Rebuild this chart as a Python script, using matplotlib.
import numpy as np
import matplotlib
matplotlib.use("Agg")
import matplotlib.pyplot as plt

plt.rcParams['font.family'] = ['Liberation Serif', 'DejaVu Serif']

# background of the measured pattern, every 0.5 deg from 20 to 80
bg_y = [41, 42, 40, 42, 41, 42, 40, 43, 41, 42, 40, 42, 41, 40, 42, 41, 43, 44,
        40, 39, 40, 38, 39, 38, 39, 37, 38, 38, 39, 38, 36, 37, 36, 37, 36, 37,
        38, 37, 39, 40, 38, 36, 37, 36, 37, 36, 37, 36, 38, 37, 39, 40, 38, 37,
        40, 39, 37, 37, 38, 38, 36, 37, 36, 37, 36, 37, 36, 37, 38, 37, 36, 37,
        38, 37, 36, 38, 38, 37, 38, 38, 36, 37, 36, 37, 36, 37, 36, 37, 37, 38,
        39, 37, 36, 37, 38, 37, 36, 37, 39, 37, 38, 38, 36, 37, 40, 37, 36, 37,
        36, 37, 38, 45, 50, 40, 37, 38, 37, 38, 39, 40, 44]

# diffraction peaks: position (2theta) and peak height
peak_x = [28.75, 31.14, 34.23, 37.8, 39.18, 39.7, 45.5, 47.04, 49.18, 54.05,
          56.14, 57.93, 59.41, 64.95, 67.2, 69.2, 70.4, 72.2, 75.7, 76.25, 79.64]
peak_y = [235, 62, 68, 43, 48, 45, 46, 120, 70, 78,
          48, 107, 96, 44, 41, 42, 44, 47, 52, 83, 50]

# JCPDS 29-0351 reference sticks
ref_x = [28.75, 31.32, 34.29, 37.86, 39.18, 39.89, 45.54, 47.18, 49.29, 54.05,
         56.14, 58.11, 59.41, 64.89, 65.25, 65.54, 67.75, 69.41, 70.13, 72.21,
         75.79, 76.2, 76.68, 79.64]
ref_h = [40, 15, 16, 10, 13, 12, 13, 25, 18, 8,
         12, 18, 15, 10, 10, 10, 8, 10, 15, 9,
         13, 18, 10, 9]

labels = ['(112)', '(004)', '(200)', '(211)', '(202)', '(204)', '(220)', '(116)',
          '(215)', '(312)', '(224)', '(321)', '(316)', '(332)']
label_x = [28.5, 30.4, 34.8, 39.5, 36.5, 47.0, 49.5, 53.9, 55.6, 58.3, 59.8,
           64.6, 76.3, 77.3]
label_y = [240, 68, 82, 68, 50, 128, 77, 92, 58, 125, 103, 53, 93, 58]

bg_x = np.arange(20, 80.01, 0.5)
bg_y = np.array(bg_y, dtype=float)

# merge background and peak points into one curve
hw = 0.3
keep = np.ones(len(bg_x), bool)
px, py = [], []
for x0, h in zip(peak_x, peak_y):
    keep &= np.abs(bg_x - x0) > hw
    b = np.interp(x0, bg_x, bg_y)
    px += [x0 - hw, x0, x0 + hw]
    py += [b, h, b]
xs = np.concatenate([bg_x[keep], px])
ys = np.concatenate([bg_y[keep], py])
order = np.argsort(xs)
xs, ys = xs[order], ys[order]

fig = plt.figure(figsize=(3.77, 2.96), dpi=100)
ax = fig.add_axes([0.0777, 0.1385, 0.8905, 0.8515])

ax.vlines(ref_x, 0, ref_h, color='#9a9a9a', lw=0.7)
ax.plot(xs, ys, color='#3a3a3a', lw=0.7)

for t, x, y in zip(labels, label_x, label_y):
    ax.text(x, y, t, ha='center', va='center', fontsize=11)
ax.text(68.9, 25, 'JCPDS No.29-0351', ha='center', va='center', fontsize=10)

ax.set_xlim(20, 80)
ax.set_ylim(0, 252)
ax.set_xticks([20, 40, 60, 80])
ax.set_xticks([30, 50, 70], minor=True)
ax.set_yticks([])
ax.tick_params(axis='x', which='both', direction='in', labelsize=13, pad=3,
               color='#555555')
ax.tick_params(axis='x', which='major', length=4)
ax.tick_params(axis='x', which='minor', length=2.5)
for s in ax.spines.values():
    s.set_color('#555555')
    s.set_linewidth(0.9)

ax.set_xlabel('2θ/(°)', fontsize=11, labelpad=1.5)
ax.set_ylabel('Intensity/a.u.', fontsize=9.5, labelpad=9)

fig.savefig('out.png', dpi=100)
━━━
### Set problem
Copy out the full material exactly as it appears.

### Exercise solution
Rebuild this chart as a Python script, using matplotlib.
import numpy as np
import matplotlib
matplotlib.use("Agg")
import matplotlib.pyplot as plt

plt.rcParams['font.family'] = ['Liberation Serif', 'DejaVu Serif']

# background of the measured pattern, every 0.5 deg from 20 to 80
bg_y = [41, 42, 40, 42, 41, 42, 40, 43, 41, 42, 40, 42, 41, 40, 42, 41, 43, 44,
        40, 39, 40, 38, 39, 38, 39, 37, 38, 38, 39, 38, 36, 37, 36, 37, 36, 37,
        38, 37, 39, 40, 38, 36, 37, 36, 37, 36, 37, 36, 38, 37, 39, 40, 38, 37,
        40, 39, 37, 37, 38, 38, 36, 37, 36, 37, 36, 37, 36, 37, 38, 37, 36, 37,
        38, 37, 36, 38, 38, 37, 38, 38, 36, 37, 36, 37, 36, 37, 36, 37, 37, 38,
        39, 37, 36, 37, 38, 37, 36, 37, 39, 37, 38, 38, 36, 37, 40, 37, 36, 37,
        36, 37, 38, 45, 50, 40, 37, 38, 37, 38, 39, 40, 44]

# diffraction peaks: position (2theta) and peak height
peak_x = [28.75, 31.14, 34.23, 37.8, 39.18, 39.7, 45.5, 47.04, 49.18, 54.05,
          56.14, 57.93, 59.41, 64.95, 67.2, 69.2, 70.4, 72.2, 75.7, 76.25, 79.64]
peak_y = [235, 62, 68, 43, 48, 45, 46, 120, 70, 78,
          48, 107, 96, 44, 41, 42, 44, 47, 52, 83, 50]

# JCPDS 29-0351 reference sticks
ref_x = [28.75, 31.32, 34.29, 37.86, 39.18, 39.89, 45.54, 47.18, 49.29, 54.05,
         56.14, 58.11, 59.41, 64.89, 65.25, 65.54, 67.75, 69.41, 70.13, 72.21,
         75.79, 76.2, 76.68, 79.64]
ref_h = [40, 15, 16, 10, 13, 12, 13, 25, 18, 8,
         12, 18, 15, 10, 10, 10, 8, 10, 15, 9,
         13, 18, 10, 9]

labels = ['(112)', '(004)', '(200)', '(211)', '(202)', '(204)', '(220)', '(116)',
          '(215)', '(312)', '(224)', '(321)', '(316)', '(332)']
label_x = [28.5, 30.4, 34.8, 39.5, 36.5, 47.0, 49.5, 53.9, 55.6, 58.3, 59.8,
           64.6, 76.3, 77.3]
label_y = [240, 68, 82, 68, 50, 128, 77, 92, 58, 125, 103, 53, 93, 58]

bg_x = np.arange(20, 80.01, 0.5)
bg_y = np.array(bg_y, dtype=float)

# merge background and peak points into one curve
hw = 0.3
keep = np.ones(len(bg_x), bool)
px, py = [], []
for x0, h in zip(peak_x, peak_y):
    keep &= np.abs(bg_x - x0) > hw
    b = np.interp(x0, bg_x, bg_y)
    px += [x0 - hw, x0, x0 + hw]
    py += [b, h, b]
xs = np.concatenate([bg_x[keep], px])
ys = np.concatenate([bg_y[keep], py])
order = np.argsort(xs)
xs, ys = xs[order], ys[order]

fig = plt.figure(figsize=(3.77, 2.96), dpi=100)
ax = fig.add_axes([0.0777, 0.1385, 0.8905, 0.8515])

ax.vlines(ref_x, 0, ref_h, color='#9a9a9a', lw=0.7)
ax.plot(xs, ys, color='#3a3a3a', lw=0.7)

for t, x, y in zip(labels, label_x, label_y):
    ax.text(x, y, t, ha='center', va='center', fontsize=11)
ax.text(68.9, 25, 'JCPDS No.29-0351', ha='center', va='center', fontsize=10)

ax.set_xlim(20, 80)
ax.set_ylim(0, 252)
ax.set_xticks([20, 40, 60, 80])
ax.set_xticks([30, 50, 70], minor=True)
ax.set_yticks([])
ax.tick_params(axis='x', which='both', direction='in', labelsize=13, pad=3,
               color='#555555')
ax.tick_params(axis='x', which='major', length=4)
ax.tick_params(axis='x', which='minor', length=2.5)
for s in ax.spines.values():
    s.set_color('#555555')
    s.set_linewidth(0.9)

ax.set_xlabel('2θ/(°)', fontsize=11, labelpad=1.5)
ax.set_ylabel('Intensity/a.u.', fontsize=9.5, labelpad=9)

fig.savefig('out.png', dpi=100)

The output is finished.